I have never heard jokes about Balts in Sweden but quasi colonial opinions (useless workers, poor education, etc) expressed by management and Russian mafia nonsense and sex tourism discussed by the average Svenne. Ego massage PR related speeches aside, of course (all very politically correct).
i enjoyed this article. to be honest in all my youth of growing up in Lithuania i have never heard a single joke about Estonians, Finns, Swedes, or any other northern European country, maybe about Latvians but nothing that sticks in my mind. Unlike the Russians, Germans , Gypsies, Belorussians etc. and to me its not surprising at all because those are the countries that ether surround us or its people have had some kind of an influence on our lives or cultures.

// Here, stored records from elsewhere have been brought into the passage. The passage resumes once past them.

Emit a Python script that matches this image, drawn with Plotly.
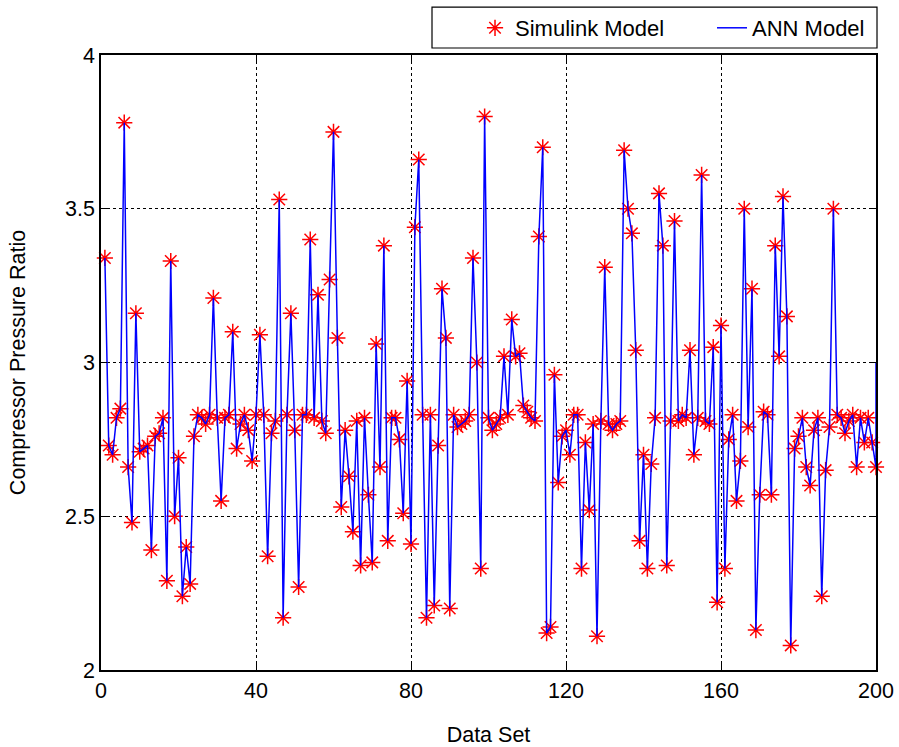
import plotly.graph_objects as go

data_set = list(range(1, 201))

simulink_model = [
    3.34, 2.73, 2.70, 2.82, 2.85, 3.78, 2.66, 2.48, 3.16, 2.71,
    2.72, 2.73, 2.39, 2.76, 2.77, 2.82, 2.29, 3.33, 2.50, 2.69,
    2.24, 2.40, 2.28, 2.76, 2.83, 2.82, 2.80, 2.83, 3.21, 2.82,
    2.55, 2.82, 2.83, 3.10, 2.72, 2.80, 2.83, 2.78, 2.68, 2.83,
    3.09, 2.83, 2.37, 2.77, 2.81, 3.53, 2.17, 2.83, 3.16, 2.78,
    2.27, 2.83, 2.83, 3.40, 2.82, 3.22, 2.81, 2.77, 3.27, 3.75,
    3.08, 2.53, 2.78, 2.63, 2.45, 2.81, 2.34, 2.82, 2.57, 2.35,
    3.06, 2.66, 3.38, 2.42, 2.82, 2.82, 2.75, 2.51, 2.94, 2.41,
    3.44, 3.66, 2.83, 2.17, 2.83, 2.21, 2.73, 3.24, 3.08, 2.20,
    2.83, 2.79, 2.80, 2.81, 2.83, 3.34, 3.00, 2.33, 3.80, 2.82,
    2.78, 2.80, 2.82, 3.02, 2.83, 3.14, 3.02, 3.03, 2.86, 2.84,
    2.82, 2.81, 3.41, 3.70, 2.12, 2.14, 2.96, 2.61, 2.76, 2.78,
    2.70, 2.83, 2.83, 2.33, 2.74, 2.52, 2.80, 2.11, 2.81, 3.31,
    2.80, 2.78, 2.80, 2.81, 3.69, 3.50, 3.42, 3.04, 2.42, 2.70,
    2.33, 2.67, 2.82, 3.55, 3.38, 2.34, 2.81, 3.46, 2.81, 2.83,
    2.82, 3.04, 2.70, 2.82, 3.61, 2.81, 2.80, 3.05, 2.22, 3.12,
    2.33, 2.75, 2.83, 2.55, 2.68, 3.50, 2.79, 3.24, 2.13, 2.57,
    2.84, 2.83, 2.57, 3.38, 3.02, 3.54, 3.15, 2.08, 2.72, 2.76,
    2.82, 2.66, 2.60, 2.78, 2.82, 2.24, 2.65, 2.79, 3.50, 2.83,
    2.82, 2.77, 2.81, 2.83, 2.66, 2.82, 2.74, 2.82, 2.74, 2.66,
]

# ANN model output follows the Simulink values and ends with a rise at the right edge
ann_x = data_set + [200]
ann_model = simulink_model + [3.00]

x_ticks = [0, 40, 80, 120, 160, 200]
y_ticks = [2, 2.5, 3, 3.5, 4]
y_tick_labels = ["2", "2.5", "3", "3.5", "4"]

FONT = "Liberation Sans, Arial, sans-serif"

fig = go.Figure()
fig.add_trace(go.Scatter(
    x=data_set, y=simulink_model, mode="markers", name="Simulink Model",
    marker=dict(symbol="asterisk-open", size=13.5, color="red",
                line=dict(color="red", width=1.5)),
    cliponaxis=False, legend="legend",
))
fig.add_trace(go.Scatter(
    x=ann_x, y=ann_model, mode="lines", name="ANN Model",
    line=dict(color="blue", width=1.5), legend="legend2",
))

axis_common = dict(
    showline=True, linecolor="black", linewidth=1.5, mirror="ticks",
    ticks="inside", ticklen=6, tickcolor="black", tickwidth=1,
    showgrid=True, gridcolor="black", griddash="dot", gridwidth=1,
    zeroline=False, automargin=False,
    tickfont=dict(family=FONT, size=21.5, color="black"),
)

fig.update_xaxes(
    range=[0, 200], tickvals=x_ticks,
    title=dict(text="Data Set", font=dict(family=FONT, size=21.5, color="black"), standoff=26),
    **axis_common,
)
fig.update_yaxes(
    range=[2, 4], tickvals=y_ticks, ticktext=y_tick_labels,
    title=dict(text="Compressor Pressure Ratio", font=dict(family=FONT, size=21.5, color="black"), standoff=34),
    **axis_common,
)

legend_common = dict(
    orientation="h", yanchor="middle", y=1.0439, xanchor="left",
    bgcolor="rgba(0,0,0,0)", borderwidth=0,
    font=dict(family=FONT, size=22, color="black"),
)

fig.update_layout(
    width=899, height=747,
    margin=dict(l=101, r=23, t=55, b=77, autoexpand=False),
    paper_bgcolor="white", plot_bgcolor="white",
    font=dict(family=FONT, size=21.5, color="black"),
    showlegend=True,
    legend=dict(x=0.4826, **legend_common),
    legend2=dict(x=0.7884, **legend_common),
    shapes=[dict(
        type="rect", xref="paper", yref="paper",
        x0=0.4271, x1=1.0013, y0=1.0114, y1=1.0780,
        line=dict(color="black", width=1.2), fillcolor="white", layer="below",
    )],
)

# remove the default 8px page margin so the 899x747 figure fills the window exactly
fig.write_html(
    "out.html",
    config={"displayModeBar": False},
    post_script="document.body.style.margin='0px';document.documentElement.style.overflow='hidden';",
)
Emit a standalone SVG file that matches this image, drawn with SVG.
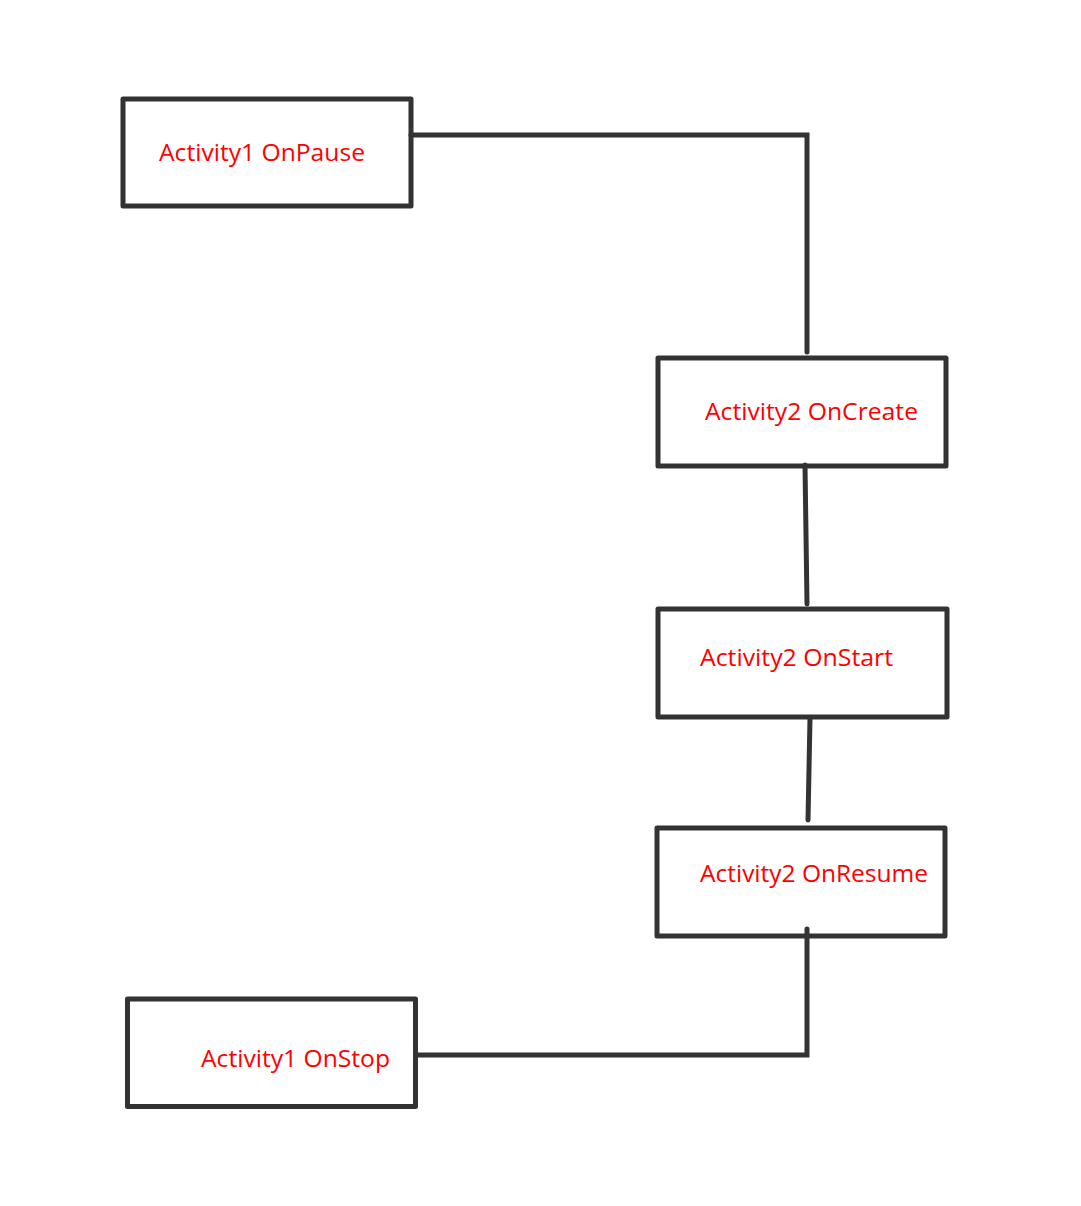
<svg xmlns="http://www.w3.org/2000/svg" width="1081" height="1206" viewBox="0 0 1081 1206">
<style>
.box{fill:#fff;stroke:#333;stroke-width:5;stroke-linejoin:round}
.lbl{font-family:"Open Sans","Noto Sans","Liberation Sans",sans-serif;font-size:23px;fill:#ff0000}
.conn{fill:none;stroke:#333;stroke-width:5;stroke-linecap:round;stroke-linejoin:miter}
</style>
<rect width="1081" height="1206" fill="#fff"/>
<g id="n1">
<rect class="box" x="123" y="99" width="288" height="107"/>
<text class="lbl" x="159" y="161" textLength="206" lengthAdjust="spacingAndGlyphs">Activity1 OnPause</text>
</g>
<g id="n2">
<rect class="box" x="658" y="358" width="288" height="108"/>
<text class="lbl" x="705" y="420" textLength="213" lengthAdjust="spacingAndGlyphs">Activity2 OnCreate</text>
</g>
<g id="n3">
<rect class="box" x="658" y="609" width="289" height="108"/>
<text class="lbl" x="700" y="666" textLength="193" lengthAdjust="spacingAndGlyphs">Activity2 OnStart</text>
</g>
<g id="n4">
<rect class="box" x="657" y="828" width="288" height="108"/>
<text class="lbl" x="700" y="882" textLength="228" lengthAdjust="spacingAndGlyphs">Activity2 OnResume</text>
</g>
<g id="n5">
<rect class="box" x="127.5" y="999" width="288" height="107.5"/>
<text class="lbl" x="201" y="1067" textLength="189" lengthAdjust="spacingAndGlyphs">Activity1 OnStop</text>
</g>
<g id="connectors">
<polyline class="conn" points="411,135 807,135 807,352"/>
<line class="conn" x1="805" y1="465" x2="807" y2="604"/>
<line class="conn" x1="810" y1="718" x2="808" y2="820"/>
<polyline class="conn" points="807,929 807,1055 417,1055"/>
</g>
</svg>
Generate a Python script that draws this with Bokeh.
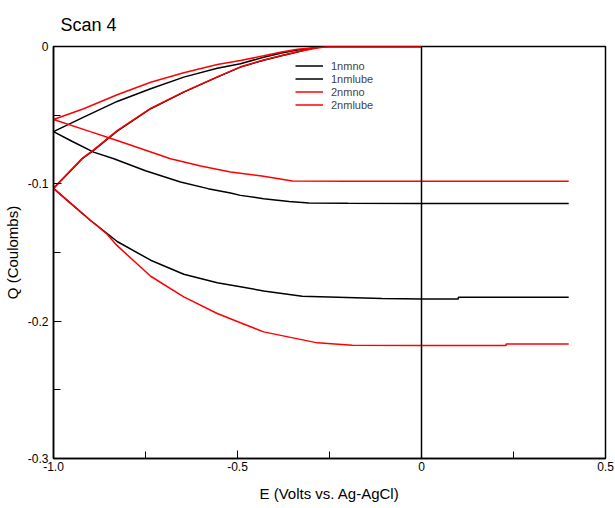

The Baltic sea is a pretty big and affective separation line between the Scandinavians and the Baltic people. excluding Est-Finn relations. We have thousands of years of integrating with those who surrounded us. And the Scandinavians mostly had them selves. Our view on the Scandinavians does not differ from that of any other distant, Non-Nordic country. Shame indeed most because we are so close and perhaps your closest relatives outside Scandinavia.
Thanks Fredrik for this very interesting article. It is interesting to note the different comic appetities of the Baltic nations and I tend to think the Estonian sense of humour is basically ironic, Latvians prefer a sort of dark satire and Lithuanians a sort of circus slapstick. Each has its own appeal.